April 1 typically marks the height of the snowpack in the Sierra Nevadas—the brief window after a winter's worth of snowfall, just before the snow begins to melt. For the past 74 years, the average depth of snow at that spot at Phillips Station on April 1 was 66.5 inches of snow. There's nothing on the ground now.

The complete lack of snow at Phillips Station is "indicative of what's happening all across the snowpack," Carlson says. An electronic reading taken on Sunday from nearly 100 monitoring stations across the Sierra Nevadas showed that the water content in the normally snowy mountains is at just 6 percent of its typical volume.

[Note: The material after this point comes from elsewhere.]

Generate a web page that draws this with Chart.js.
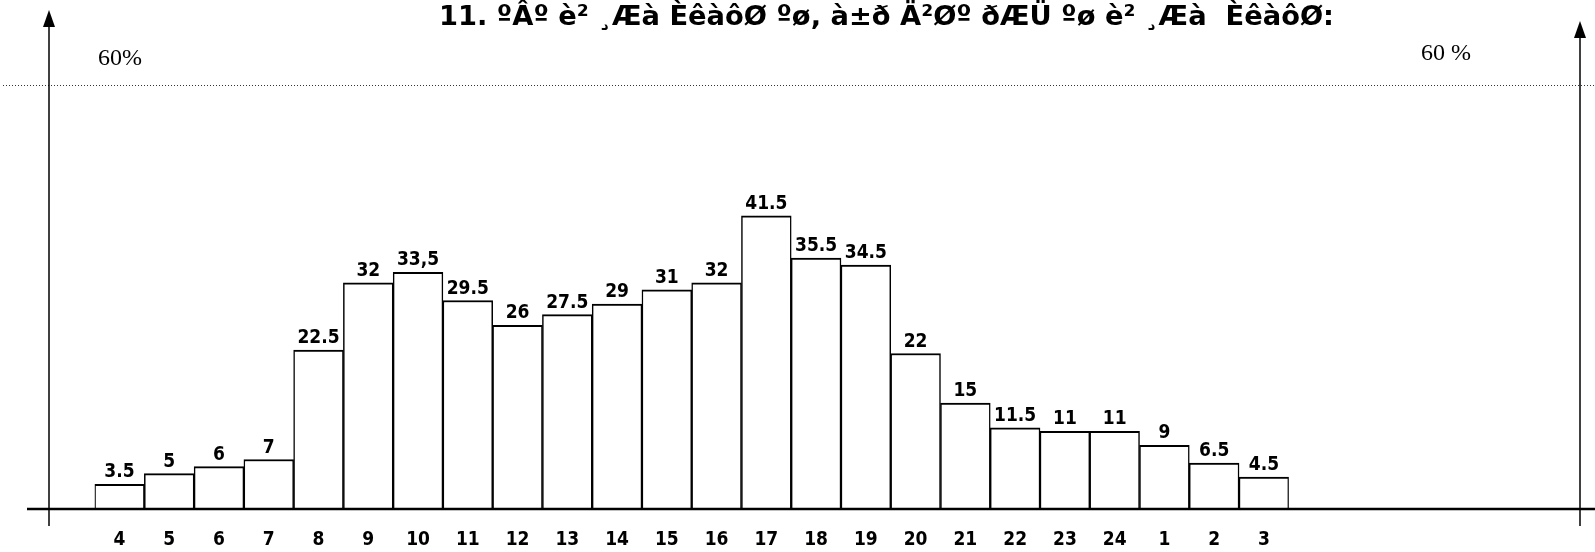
<!DOCTYPE html>
<html><head><meta charset="utf-8">
<script src="https://cdn.jsdelivr.net/npm/chart.js@4/dist/chart.umd.min.js"></script>
<style>html,body{margin:0;padding:0;background:#fff;overflow:hidden}#wrap{width:1595px;height:552px}</style>
</head><body><div id="wrap"><canvas id="c" width="1595" height="552"></canvas></div>
<script>
const TITLE = "11. ºÂº è² ¸Æà ÈêàôØ ºø, à±ð Ä²Øº ðÆÜ ºø è² ¸Æà  ÈêàôØ:";
const categories = ["4","5","6","7","8","9","10","11","12","13","14","15","16","17","18","19","20","21","22","23","24","1","2","3"];
const values = [3.5,5,6,7,22.5,32,33.5,29.5,26,27.5,29,31,32,41.5,35.5,34.5,22,15,11.5,11,11,9,6.5,4.5];
const valueLabels = ["3.5","5","6","7","22.5","32","33,5","29.5","26","27.5","29","31","32","41.5","35.5","34.5","22","15","11.5","11","11","9","6.5","4.5"];
const yMin = 0, yMax = 60;
const refLineValue = 60;
const refLabelLeft = "60%";
const refLabelRight = "60 %";

const LABEL_FONT = '"DejaVu Sans Condensed", "DejaVu Sans", sans-serif';

function arrowAxis(ctx, x, tip, bottom){
  ctx.beginPath(); ctx.moveTo(x, tip+14); ctx.lineTo(x, bottom); ctx.stroke();
  ctx.beginPath(); ctx.moveTo(x, tip); ctx.lineTo(x-6, tip+17); ctx.lineTo(x+6, tip+17); ctx.closePath(); ctx.fill();
}

const decor = {
  id: 'decor',
  beforeDatasetsDraw(chart){
    const ctx = chart.ctx, ys = chart.scales.y;
    const yRef = Math.round(ys.getPixelForValue(refLineValue)) + 0.5;
    ctx.save();
    ctx.strokeStyle = '#333'; ctx.lineWidth = 1; ctx.setLineDash([1,2]);
    ctx.beginPath(); ctx.moveTo(3, yRef); ctx.lineTo(chart.width, yRef); ctx.stroke();
    ctx.setLineDash([]);
    ctx.fillStyle = '#000';
    ctx.font = '24px "Liberation Serif"';
    ctx.textBaseline = 'middle'; ctx.textAlign = 'left';
    ctx.fillText(refLabelLeft, 98, yRef - 27);
    ctx.fillText(refLabelRight, 1421, yRef - 32);
    ctx.font = 'bold 27.3px "DejaVu Sans"';
    ctx.fillText(TITLE, 439, 18);
    ctx.restore();
  },
  afterDatasetsDraw(chart){
    const ctx = chart.ctx, ys = chart.scales.y;
    const y0 = ys.getPixelForValue(0);
    ctx.save();
    ctx.strokeStyle = '#000'; ctx.fillStyle = '#000';
    ctx.lineWidth = 2.5;
    ctx.beginPath(); ctx.moveTo(27, y0); ctx.lineTo(chart.width, y0); ctx.stroke();
    ctx.lineWidth = 1.5;
    arrowAxis(ctx, 49, 10, 526);
    arrowAxis(ctx, 1580, 21, 526);
    const meta = chart.getDatasetMeta(0);
    ctx.font = 'bold 19px ' + LABEL_FONT;
    ctx.textAlign = 'center'; ctx.textBaseline = 'alphabetic';
    meta.data.forEach((el, i) => {
      ctx.fillText(valueLabels[i], el.x, el.y - 7);
    });
    ctx.restore();
  }
};

new Chart(document.getElementById('c'), {
  type: 'bar',
  data: {
    labels: categories,
    datasets: [{
      data: values,
      backgroundColor: '#fff',
      borderColor: '#000',
      borderWidth: {top: 2, left: 1.5, right: 1.5, bottom: 0},
      borderSkipped: false,
      barPercentage: 1,
      categoryPercentage: 1
    }]
  },
  options: {
    responsive: false,
    devicePixelRatio: 1,
    animation: false,
    layout: {padding: {left: 94.6, right: 306.2, top: 85, bottom: 0}},
    plugins: {legend: {display: false}, tooltip: {enabled: false}, title: {display: false}},
    scales: {
      x: {
        type: 'category',
        grid: {display: false, drawTicks: false},
        border: {display: false},
        ticks: {color: '#000', font: {family: LABEL_FONT, weight: 'bold', size: 19}, padding: 20, maxRotation: 0, autoSkip: false},
        afterFit(s){ s.height = 43; }
      },
      y: {display: false, min: yMin, max: yMax}
    }
  },
  plugins: [decor]
});
</script>
</body></html>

In other words, scientists typically expect around 28 inches worth of "water equivalency" in the Sierra snowpack by April 1 each year. But this year, there is only about 6 percent of that, or about 1.7 inches worth of water content. According to Carlson, the lowest previous record for statewide water content of the snowpack was 25 percent, the level that it hit last year (and hit once before, in 1977).

"What that means is that there will be no water to replenish our rivers and reservoirs," says Jay Famiglietti, senior water scientist at NASA's Jet Propulsion Laboratory. Famiglietti made headlines last week when he published an op-ed in the Los Angeles Times explaining that California only has one year worth of water left in its reservoirs.

"It doesn't look good for us going into the summer," Carlson says. Runoff from the snowpack in the Sierras is critically important to California. The water from the melting snow typically provides one-third of the total water California uses each year over the summer and the fall months. California's "wet season" won't begin again until November, assuming the drought ends.

"All this just puts a huge exclamation point after [the phrase], 'This is a significant drought,'" he says.